The Financial Times reporter found it "remarkable” that "the FCO was prepared to engage in this kind of critical self-assessment in front of a group of outsiders. This rigorous drive for what it calls ‘dipdiplomatic
excellence’ has become a leitmotif of how it wants to operate.” "We’ve set ourselves the objective of being the best diplomatic service in the world,” noted Simon Fraser, FCO’s permanent secretary or top civil servant, who was interviewed by the newspaper. The write-up forwarded to Parsiana by Fraser’s wife Shireen Patel further quoted him as stating, "We are rigorously scoring ourselves and trying to assess the impact we are having as an organization… Setting ourselves objectives and calling in outsiders to monitor and evaluate where we are making a difference to UK policy.”
To operate within a severe budget cut, the FCO is expected to save around one-seventh of their discretionary annual spend, a figure equivalent to about £ 100 (Rs 8,600) m. Further as economic power shifts away from Europe towards the emerging economies of Asia and Latin America, the FCO is opening 11 new embassies and eight new consulates, closing subordinate posts (below the level of embassies) in Europe, shifting 300 staff to China, India, Brazil and other growing powers, and changing recruitment techniques and salary structures. Not only are they slashing by 90 percent the number of British diplomats posted abroad early in their careers by replacing them with locally hired nationals, they are also considering selling off parts of their two-billion property portfolio.

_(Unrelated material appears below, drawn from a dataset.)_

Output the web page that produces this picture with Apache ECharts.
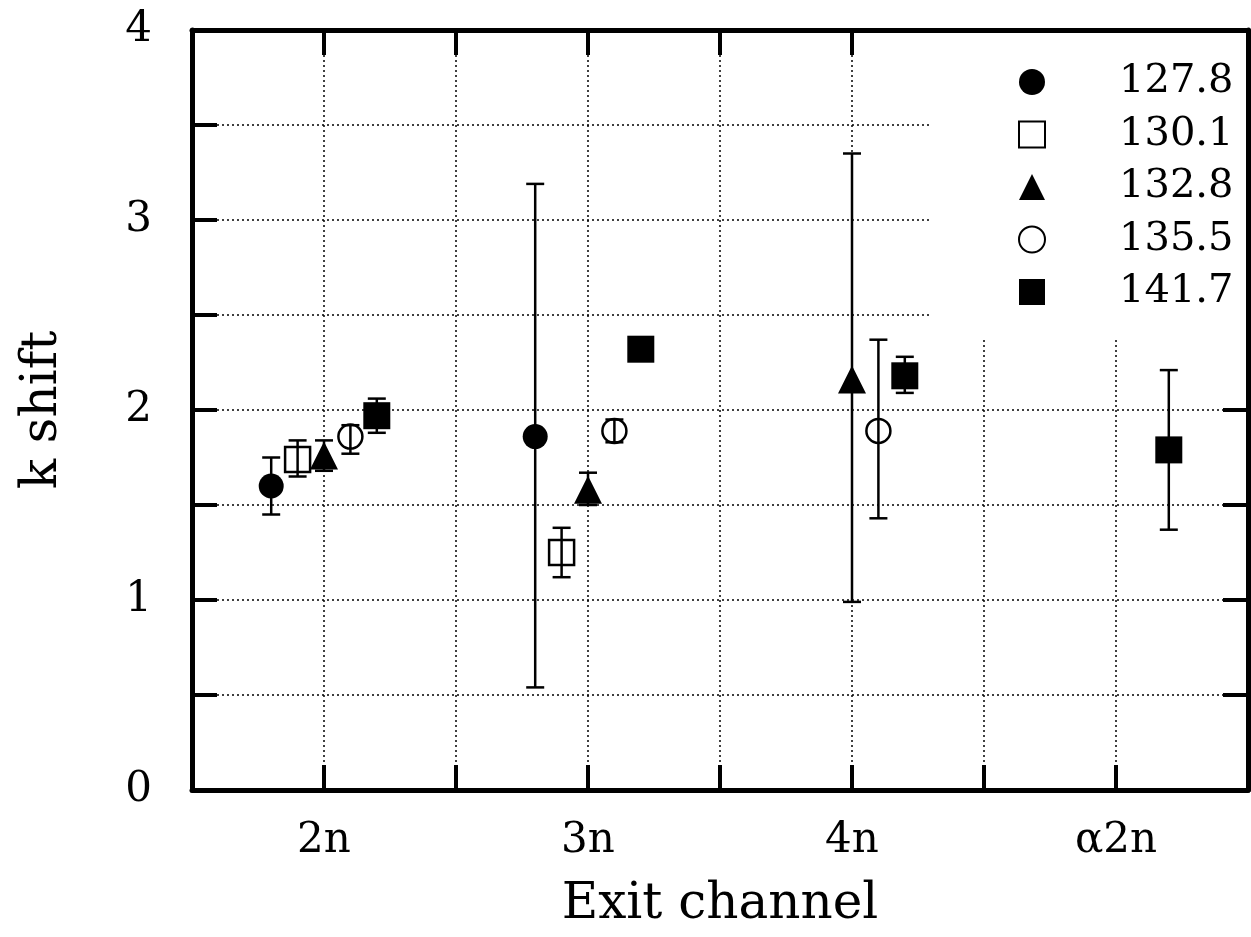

France reportedly allocates € five bn on foreign affairs including 1.9 bn for international development and cultural work. Their staff constitutes nearly 6,000 diplomats and officials based at home and abroad with 5,000 overseas staff employed locally. UK, in contrast, operated within a budget of £ 1.05 bn in 2011-12, a staff of 4,581 diplomats and officials, plus about 10,000 locally based staff in embassies and missions around the world.